Short answer: Money.

Slightly longer answer: The economic survival of the North.

The North had the textile mills and the water power to run them, but it did not have the cotton. The South had the cotton, not to mention the slaves to plant, grow, and harvest it. If the South were to leave the union, Lincoln well knew, the North would no longer be able to rely on the South’s cotton to supply its mills. In fact, worse case, the South could rely entirely on Great Britain to buy its cotton, and thereby leave the North out of the cotton-textile equation altogether.
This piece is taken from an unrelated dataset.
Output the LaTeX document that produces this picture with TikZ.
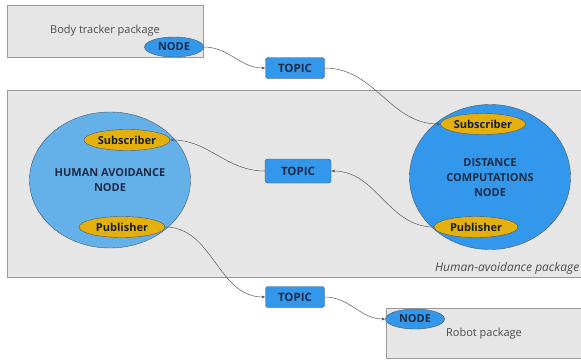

In regard to his reluctance to end “the moral, social, and political evil of slavery,” Lincoln was keenly aware that if, at war’s end, the labor for planting, growing, and harvesting Southern were no longer free, the price of cotton would jump on the open market and once again the economic survival of the North would be in jeopardy.

Alas, isn’t it always about the money?

2018-10-24T13:25:39+00:00September 22nd, 2018|Uncategorized|2 Comments

2 Comments

  1. Joshua F Sandeman September 26, 2018 at 10:51 pm - Reply

    I think most human decisions of any magnitude are complex and the motivations multifactorial. While I do not doubt that money and power are significant priorities for merchants and businessmen alike, I also believe that few of them are truly amoral. Lincoln was a pragmatist put in an extraordinary position, but he brought to the table plenty of intelligence and moral character,

  2. Matt Fitzgerald September 25, 2018 at 12:58 pm - Reply

    Do you believe that no politician has ever made a decision based on principle that came at the cost of his or her proximal or extended financial interests? Do you believe that Abraham Lincoln was in no way a man of principle and was morally and ethically indistinguishable from “all the rest”?